Ketua majelis hakim Rios Rahmanto juga turut mendalami keterangan Rossa dalam persidangan tersebut.
Reaksi dan Analisis
Pengamat hukum, Yudi Purnomo, menilai bahwa kesaksian Rossa di persidangan telah membuka "kotak pandora" kasus Hasto yang selama ini tertutup rapat. Menurutnya, pengadilan menjadi sarana untuk membuka proses dan hasil penyidikan sehingga masyarakat dapat memahami apa yang sebenarnya terjadi.
"Apa yang disampaikan oleh Rossa tentu sudah berdasarkan bukti-bukti yang sudah dimiliki oleh KPK yang dikumpulkan pada saat proses penyelidikan dan penyidikan," ujar Yudi.
Yudi juga menambahkan bahwa kesaksian Rossa semakin menepis adanya dugaan kriminalisasi terhadap Hasto.
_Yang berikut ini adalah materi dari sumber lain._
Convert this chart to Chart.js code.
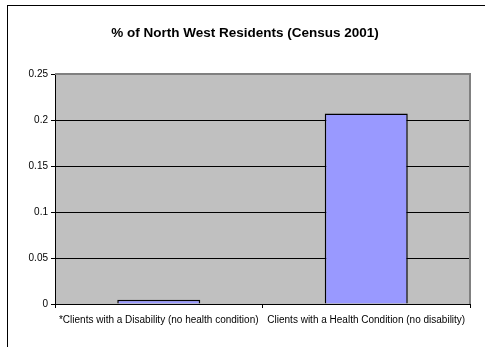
<!DOCTYPE html>
<html>
<head>
<meta charset="utf-8">
<script src="https://cdn.jsdelivr.net/npm/chart.js@4/dist/chart.umd.min.js"></script>
<style>
  html, body { margin: 0; padding: 0; background: #fff; }
  #wrap { width: 485px; height: 347px; }
</style>
</head>
<body>
<div id="wrap"><canvas id="chart" width="485" height="347"></canvas></div>
<script>
const titleText = '% of North West Residents (Census 2001)';
const categories = [
  '*Clients with a Disability (no health condition)',
  'Clients with a Health Condition (no disability)'
];
const residentShare = [0.0045, 0.207];
const yTickLabels = ['0', '0.05', '0.1', '0.15', '0.2', '0.25'];

const FONT = 'Liberation Sans, Arial, sans-serif';

// Excel-ish frame: white page, outer border, grey plot area, centred title
const framePlugin = {
  id: 'frame',
  beforeDraw(chart) {
    const c = chart.ctx;
    c.save();
    c.fillStyle = '#fff';
    c.fillRect(0, 0, chart.width, chart.height);
    c.strokeStyle = '#000';
    c.lineWidth = 1;
    c.strokeRect(7.5, 5.5, chart.width + 10, chart.height + 10);
    const a = chart.chartArea;
    c.fillStyle = '#c0c0c0';
    c.fillRect(a.left, a.top, a.right - a.left, a.bottom - a.top);
    c.fillStyle = '#000';
    c.font = 'bold 13.5px ' + FONT;
    c.textAlign = 'center';
    c.textBaseline = 'middle';
    c.fillText(titleText, 245, 33);
    c.restore();
  },
  afterDatasetsDraw(chart) {
    const c = chart.ctx;
    const a = chart.chartArea;
    c.save();
    c.strokeStyle = '#808080';
    c.lineWidth = 2;
    c.beginPath();
    c.moveTo(a.left, a.top);
    c.lineTo(a.right, a.top);
    c.lineTo(a.right, a.bottom);
    c.stroke();
    c.restore();
  }
};

const ctx = document.getElementById('chart').getContext('2d');
new Chart(ctx, {
  type: 'bar',
  data: {
    labels: categories,
    datasets: [{
      data: residentShare,
      backgroundColor: '#9999ff',
      borderColor: '#000',
      borderWidth: 1.5,
      barPercentage: 0.4,
      categoryPercentage: 1
    }]
  },
  options: {
    responsive: false,
    animation: false,
    layout: { padding: { top: 74, right: 15, bottom: 0, left: 0 } },
    plugins: {
      legend: { display: false },
      tooltip: { enabled: false },
      title: { display: false }
    },
    scales: {
      x: {
        offset: true,
        grid: {
          offset: true,
          drawOnChartArea: false,
          drawTicks: true,
          tickLength: 4,
          tickColor: '#000'
        },
        border: { color: '#000', width: 1 },
        ticks: {
          color: '#000',
          font: { family: FONT, size: 10 },
          padding: 6,
          maxRotation: 0,
          autoSkip: false
        },
        afterFit(scale) { scale.height = 43; }
      },
      y: {
        min: 0,
        max: 0.25,
        ticks: {
          stepSize: 0.05,
          color: '#000',
          font: { family: FONT, size: 10 },
          padding: 3,
          callback: (v, i) => yTickLabels[i]
        },
        grid: {
          color: (c) => c.index === yTickLabels.length - 1 ? 'rgba(0,0,0,0)' : '#000',
          tickColor: '#000',
          tickLength: 4,
          lineWidth: 1
        },
        border: { color: '#000', width: 1 },
        afterFit(scale) { scale.width = 55; }
      }
    }
  },
  plugins: [framePlugin]
});
</script>
</body>
</html>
Ia menilai bahwa penetapan Hasto sebagai tersangka dan terdakwa didasarkan pada kecukupan alat bukti.
"Keterangan Rossa yang sudah menjadi fakta persidangan mampu membuktikan bahwa tidak ada kriminalisasi dalam perkara Hasto. Yang ada adalah Hasto menjadi tersangka dan terdakwa karena perbuatannya sendiri baik kasus suap dan perintangan penyidikan," tegas Yudi.
Dengan terungkapnya fakta-fakta baru dalam persidangan, kasus Hasto Kristiyanto semakin menarik untuk diikuti. Proses hukum yang sedang berjalan diharapkan dapat mengungkap kebenaran dan memberikan keadilan bagi semua pihak yang terlibat.